Natural disasters and the inability of governments to collectively mitigate greenhouse gas emissions have amplified public concern about the need for on-the-ground adaptation measures. Adaptation to climate change has become an agenda item for many governments in the United States (Bierbaum et al. 2013). This is in part demonstrated by a spate of government-led climate change vulnerability and risk assessments, studies, and strategies. Practitioners and academics frequently cite the importance of “mainstreaming” climate change adaptation. Simply put, mainstreaming is integrating climate adaptation measures into existing policies and programs (Lim and Spanger-Siegfried 2004). In this paper, we argue that the policy process in general—and more specifically the policy capacity of government organizations—needs to be incorporated into ongoing assessments of climate change adaptation if mainstreaming is to occur. Currently, assessments often treat policy making as a quasi-automatic response or do not properly account for political or policy factors (Wellstead, Howlett, and Rayner 2013).

As a discipline, policy science is relatively young. It differentiates itself from policy analysis, a technical approach to providing advice on the choosing of alternatives, by focusing on explaining why certain alternatives are chosen and others are not (Simeon 1976: 550). In the first issue of Policy Sciences, Harold Lasswell argued that this new approach should be multi-disciplinary, oriented towards problem solving, and normative (Lasswell 1970; Howlett, Ramesh, and Perl 2009). Toward that end, Lasswell sought to develop a model that would examine the “interdependence between the functional components of the policy process” (1970: 9). Since then, a number of other policy process approaches have emerged, such as the advocacy coalition framework, institutional rational choice, and punctuated equilibrium theory (see Schlager and Blomquist 1996; Sabatier and Weible 2014). However, the policy cycle is the starting point for all policy students and many practitioners (see Birkland 2005; Howlett, Ramesh, and Perl 2009; Wu et al. 2011; Cairney 2014; Hill 2014). The cycle includes agenda setting, policy formulation, decision-making, implementation, and evaluation (Figure 1).

Figure 1 – The Policy Cycle
Figure 1 – The Policy Cycle

Policy capacity within government organizations that are engaged in the various stages of the policy process is an important but often-overlooked consideration.
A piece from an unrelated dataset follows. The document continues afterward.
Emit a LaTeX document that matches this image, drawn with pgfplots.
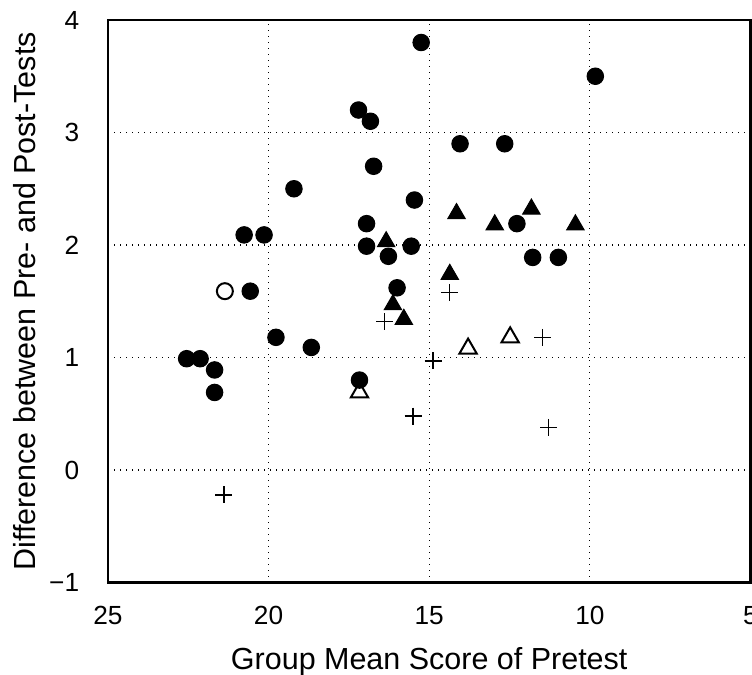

There are several definitions of policy capacity. Honadle (1981: 578) defines it as “the ability to: anticipate and influence change; make informed intelligent decisions about policy; develop programs to implement policy; attract and absorb resources; manage resources; and evaluate current activities to guide future action.” Others are also concerned with the ability of government agencies to respond to change (Weiss 1998), the intellectual and organizational resources of the state (Cummings and Nørgaard 2004), knowledge management and organizational learning (Common 2006), or policy formulation (Goetz and Wollmann 2001).

We argue that policy capacity research that has been undertaken primarily in Canada should also be applied in a U.S. climate change adaptation context. To support this assertion, we introduce the policy cycle as necessary companion to the National Climate Change Assessment’s Adaptation Process. We then give an overview of drivers of policy work and policy capacity found in past quantitative studies.

Looking beyond ‘stakeholderism’: The policy cycle revisited

The comprehensive 2014 Third National Climate Assessment (hereafter “the Assessment”) is particularly informative because it summarizes what federal, state, municipal, and tribal governments—as well as private organizations—are doing to address climate change vulnerability across multiple sectors. For example, in the forestry sector, which has been affected by climate change-related events such as wildfires and mountain pine beetle outbreaks, the US Forest Service developed the National Roadmap for Responding to Climate Change and a Guidebook for Developing Adaptation Options (USDA Forest Service 2010; USDA Forest Service 2011a). Similarly, the State of Colorado addressed climate change-related wildfires and drought in its climate change strategy (Colorado 2007). There have also been cross-jurisdictional collaborative efforts such as the Northwoods Climate Change Response Framework, which spans three states (Michigan, Minnesota, and Wisconsin) and involves government agencies, academia, and NGOs (USDA Forest Service 2011b).

The Assessment presents a “generalized climate process” cycle that is common in many climate change adaptation initiatives. It consists of five discrete stages: identifying and understanding risk, vulnerabilities, and opportunities; developing options; implementing actions; monitoring outcomes; reevaluating strategies; and continual stakeholder engagement (Figure 2). Most current efforts focus on the first stage, assessing risks (Bierbaum et al. 2014). Although such assessments produce a vast wealth of knowledge, more information about risk and vulnerabilities will not necessarily lead to better policies, especially regarding a complex issue such as climate change adaptation (Geyer and Rihani 2010). A challenge that all governments will need to grapple with is precisely how to use management recommendations found in climate change assessments to develop new policies or amend existing programs.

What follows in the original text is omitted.